- _WHAT IS EXPECTED_
Hand back each line, unchanged, from the top down to the line where "return fig.add_axes([l /" sits.

- _RECORDED INFORMATION_
::::::::::
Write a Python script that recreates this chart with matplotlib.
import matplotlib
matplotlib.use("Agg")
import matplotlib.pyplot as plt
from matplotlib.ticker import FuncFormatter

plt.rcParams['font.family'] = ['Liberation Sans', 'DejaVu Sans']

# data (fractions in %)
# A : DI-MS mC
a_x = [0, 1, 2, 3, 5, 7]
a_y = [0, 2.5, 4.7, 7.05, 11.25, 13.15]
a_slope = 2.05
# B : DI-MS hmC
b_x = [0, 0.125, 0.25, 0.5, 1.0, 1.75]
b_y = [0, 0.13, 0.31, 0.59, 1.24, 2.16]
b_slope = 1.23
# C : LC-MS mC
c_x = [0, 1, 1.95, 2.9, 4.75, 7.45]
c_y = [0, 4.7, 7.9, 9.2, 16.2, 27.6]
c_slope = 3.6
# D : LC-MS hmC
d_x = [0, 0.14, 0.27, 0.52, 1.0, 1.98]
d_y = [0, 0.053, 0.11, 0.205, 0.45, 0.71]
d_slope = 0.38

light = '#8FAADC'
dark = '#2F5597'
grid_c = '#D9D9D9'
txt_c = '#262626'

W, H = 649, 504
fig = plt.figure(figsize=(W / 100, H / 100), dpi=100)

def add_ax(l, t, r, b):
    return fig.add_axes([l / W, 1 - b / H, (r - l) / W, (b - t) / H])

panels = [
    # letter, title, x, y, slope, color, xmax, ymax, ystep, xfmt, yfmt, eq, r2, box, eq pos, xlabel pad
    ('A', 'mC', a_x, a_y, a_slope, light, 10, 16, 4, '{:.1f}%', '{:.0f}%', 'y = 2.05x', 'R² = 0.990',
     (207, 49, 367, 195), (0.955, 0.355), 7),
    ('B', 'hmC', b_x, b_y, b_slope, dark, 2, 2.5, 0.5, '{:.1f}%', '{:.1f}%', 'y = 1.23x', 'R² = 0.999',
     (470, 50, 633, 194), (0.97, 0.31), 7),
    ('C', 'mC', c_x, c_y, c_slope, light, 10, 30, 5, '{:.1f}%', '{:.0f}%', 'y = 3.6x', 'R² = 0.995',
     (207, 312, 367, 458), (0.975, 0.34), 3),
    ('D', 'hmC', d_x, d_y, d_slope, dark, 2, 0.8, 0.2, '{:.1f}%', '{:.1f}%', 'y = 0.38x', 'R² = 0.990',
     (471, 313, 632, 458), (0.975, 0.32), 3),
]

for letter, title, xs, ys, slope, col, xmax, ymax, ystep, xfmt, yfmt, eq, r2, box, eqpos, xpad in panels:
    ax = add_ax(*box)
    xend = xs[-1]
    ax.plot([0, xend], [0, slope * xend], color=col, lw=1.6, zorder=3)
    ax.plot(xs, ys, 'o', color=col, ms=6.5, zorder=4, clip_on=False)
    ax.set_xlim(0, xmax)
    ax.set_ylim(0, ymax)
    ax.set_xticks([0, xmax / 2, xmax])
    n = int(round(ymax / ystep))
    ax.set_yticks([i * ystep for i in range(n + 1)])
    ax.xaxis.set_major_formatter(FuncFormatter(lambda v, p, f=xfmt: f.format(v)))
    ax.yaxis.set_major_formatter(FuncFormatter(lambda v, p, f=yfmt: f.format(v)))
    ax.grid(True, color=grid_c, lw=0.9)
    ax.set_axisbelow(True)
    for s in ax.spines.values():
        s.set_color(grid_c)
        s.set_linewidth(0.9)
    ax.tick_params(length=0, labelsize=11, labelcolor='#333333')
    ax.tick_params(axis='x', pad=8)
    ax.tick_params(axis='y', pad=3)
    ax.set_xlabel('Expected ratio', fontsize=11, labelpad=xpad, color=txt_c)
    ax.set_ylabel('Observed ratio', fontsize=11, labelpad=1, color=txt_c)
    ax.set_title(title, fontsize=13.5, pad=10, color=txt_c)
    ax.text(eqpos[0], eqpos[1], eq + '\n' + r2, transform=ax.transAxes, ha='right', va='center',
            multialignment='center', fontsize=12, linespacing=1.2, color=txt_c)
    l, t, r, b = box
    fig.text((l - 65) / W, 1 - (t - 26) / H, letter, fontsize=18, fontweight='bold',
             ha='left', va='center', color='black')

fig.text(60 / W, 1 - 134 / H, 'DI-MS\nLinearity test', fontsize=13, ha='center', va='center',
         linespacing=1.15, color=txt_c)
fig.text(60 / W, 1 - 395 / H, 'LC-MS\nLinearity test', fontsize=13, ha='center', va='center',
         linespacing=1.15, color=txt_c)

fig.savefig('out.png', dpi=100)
::::::::::
- _SOLUTION TO THE PROBLEM_
Write a Python script that recreates this chart with matplotlib.
import matplotlib
matplotlib.use("Agg")
import matplotlib.pyplot as plt
from matplotlib.ticker import FuncFormatter

plt.rcParams['font.family'] = ['Liberation Sans', 'DejaVu Sans']

# data (fractions in %)
# A : DI-MS mC
a_x = [0, 1, 2, 3, 5, 7]
a_y = [0, 2.5, 4.7, 7.05, 11.25, 13.15]
a_slope = 2.05
# B : DI-MS hmC
b_x = [0, 0.125, 0.25, 0.5, 1.0, 1.75]
b_y = [0, 0.13, 0.31, 0.59, 1.24, 2.16]
b_slope = 1.23
# C : LC-MS mC
c_x = [0, 1, 1.95, 2.9, 4.75, 7.45]
c_y = [0, 4.7, 7.9, 9.2, 16.2, 27.6]
c_slope = 3.6
# D : LC-MS hmC
d_x = [0, 0.14, 0.27, 0.52, 1.0, 1.98]
d_y = [0, 0.053, 0.11, 0.205, 0.45, 0.71]
d_slope = 0.38

light = '#8FAADC'
dark = '#2F5597'
grid_c = '#D9D9D9'
txt_c = '#262626'

W, H = 649, 504
fig = plt.figure(figsize=(W / 100, H / 100), dpi=100)

def add_ax(l, t, r, b):
    return fig.add_axes([l / W, 1 - b / H, (r - l) / W, (b - t) / H])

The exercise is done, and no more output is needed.